DATA SECTION:
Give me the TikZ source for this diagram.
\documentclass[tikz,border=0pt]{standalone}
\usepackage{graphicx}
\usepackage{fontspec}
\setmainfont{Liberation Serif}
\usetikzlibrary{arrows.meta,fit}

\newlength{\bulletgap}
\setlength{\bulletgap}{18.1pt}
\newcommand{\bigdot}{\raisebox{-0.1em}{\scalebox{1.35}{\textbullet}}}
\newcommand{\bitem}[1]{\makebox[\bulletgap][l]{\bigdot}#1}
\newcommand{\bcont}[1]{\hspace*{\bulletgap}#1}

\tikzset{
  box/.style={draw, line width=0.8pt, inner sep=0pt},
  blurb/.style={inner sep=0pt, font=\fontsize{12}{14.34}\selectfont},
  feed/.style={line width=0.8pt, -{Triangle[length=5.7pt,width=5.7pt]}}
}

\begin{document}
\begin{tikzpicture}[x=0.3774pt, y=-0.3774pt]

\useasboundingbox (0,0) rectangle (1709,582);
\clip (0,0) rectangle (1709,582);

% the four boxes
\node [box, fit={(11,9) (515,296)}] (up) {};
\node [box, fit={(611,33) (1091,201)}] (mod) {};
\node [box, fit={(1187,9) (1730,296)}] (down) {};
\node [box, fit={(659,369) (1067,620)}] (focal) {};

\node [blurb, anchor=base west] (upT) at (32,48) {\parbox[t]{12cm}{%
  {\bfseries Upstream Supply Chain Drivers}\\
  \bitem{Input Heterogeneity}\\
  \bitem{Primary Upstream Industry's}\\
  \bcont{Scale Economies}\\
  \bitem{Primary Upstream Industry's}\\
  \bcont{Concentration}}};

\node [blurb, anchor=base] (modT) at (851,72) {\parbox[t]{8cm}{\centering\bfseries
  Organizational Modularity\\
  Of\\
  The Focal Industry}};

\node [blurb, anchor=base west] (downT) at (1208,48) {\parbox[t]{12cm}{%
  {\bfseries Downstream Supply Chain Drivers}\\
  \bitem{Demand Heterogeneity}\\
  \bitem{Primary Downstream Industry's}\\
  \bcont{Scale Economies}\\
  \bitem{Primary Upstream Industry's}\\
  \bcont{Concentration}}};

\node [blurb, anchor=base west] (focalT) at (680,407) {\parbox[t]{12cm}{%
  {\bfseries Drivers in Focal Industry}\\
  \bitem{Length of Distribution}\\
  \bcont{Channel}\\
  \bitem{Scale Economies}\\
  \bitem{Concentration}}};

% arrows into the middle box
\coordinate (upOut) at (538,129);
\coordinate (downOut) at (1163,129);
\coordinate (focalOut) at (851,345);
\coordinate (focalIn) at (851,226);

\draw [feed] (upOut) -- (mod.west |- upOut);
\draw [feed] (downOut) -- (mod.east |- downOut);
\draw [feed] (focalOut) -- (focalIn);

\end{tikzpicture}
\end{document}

TASK STATEMENT:
Quote every line of the data, word for word.

FINAL RESULT:
Give me the TikZ source for this diagram.
\documentclass[tikz,border=0pt]{standalone}
\usepackage{graphicx}
\usepackage{fontspec}
\setmainfont{Liberation Serif}
\usetikzlibrary{arrows.meta,fit}

\newlength{\bulletgap}
\setlength{\bulletgap}{18.1pt}
\newcommand{\bigdot}{\raisebox{-0.1em}{\scalebox{1.35}{\textbullet}}}
\newcommand{\bitem}[1]{\makebox[\bulletgap][l]{\bigdot}#1}
\newcommand{\bcont}[1]{\hspace*{\bulletgap}#1}

\tikzset{
  box/.style={draw, line width=0.8pt, inner sep=0pt},
  blurb/.style={inner sep=0pt, font=\fontsize{12}{14.34}\selectfont},
  feed/.style={line width=0.8pt, -{Triangle[length=5.7pt,width=5.7pt]}}
}

\begin{document}
\begin{tikzpicture}[x=0.3774pt, y=-0.3774pt]

\useasboundingbox (0,0) rectangle (1709,582);
\clip (0,0) rectangle (1709,582);

% the four boxes
\node [box, fit={(11,9) (515,296)}] (up) {};
\node [box, fit={(611,33) (1091,201)}] (mod) {};
\node [box, fit={(1187,9) (1730,296)}] (down) {};
\node [box, fit={(659,369) (1067,620)}] (focal) {};

\node [blurb, anchor=base west] (upT) at (32,48) {\parbox[t]{12cm}{%
  {\bfseries Upstream Supply Chain Drivers}\\
  \bitem{Input Heterogeneity}\\
  \bitem{Primary Upstream Industry's}\\
  \bcont{Scale Economies}\\
  \bitem{Primary Upstream Industry's}\\
  \bcont{Concentration}}};

\node [blurb, anchor=base] (modT) at (851,72) {\parbox[t]{8cm}{\centering\bfseries
  Organizational Modularity\\
  Of\\
  The Focal Industry}};

\node [blurb, anchor=base west] (downT) at (1208,48) {\parbox[t]{12cm}{%
  {\bfseries Downstream Supply Chain Drivers}\\
  \bitem{Demand Heterogeneity}\\
  \bitem{Primary Downstream Industry's}\\
  \bcont{Scale Economies}\\
  \bitem{Primary Upstream Industry's}\\
  \bcont{Concentration}}};

\node [blurb, anchor=base west] (focalT) at (680,407) {\parbox[t]{12cm}{%
  {\bfseries Drivers in Focal Industry}\\
  \bitem{Length of Distribution}\\
  \bcont{Channel}\\
  \bitem{Scale Economies}\\
  \bitem{Concentration}}};

% arrows into the middle box
\coordinate (upOut) at (538,129);
\coordinate (downOut) at (1163,129);
\coordinate (focalOut) at (851,345);
\coordinate (focalIn) at (851,226);

\draw [feed] (upOut) -- (mod.west |- upOut);
\draw [feed] (downOut) -- (mod.east |- downOut);
\draw [feed] (focalOut) -- (focalIn);

\end{tikzpicture}
\end{document}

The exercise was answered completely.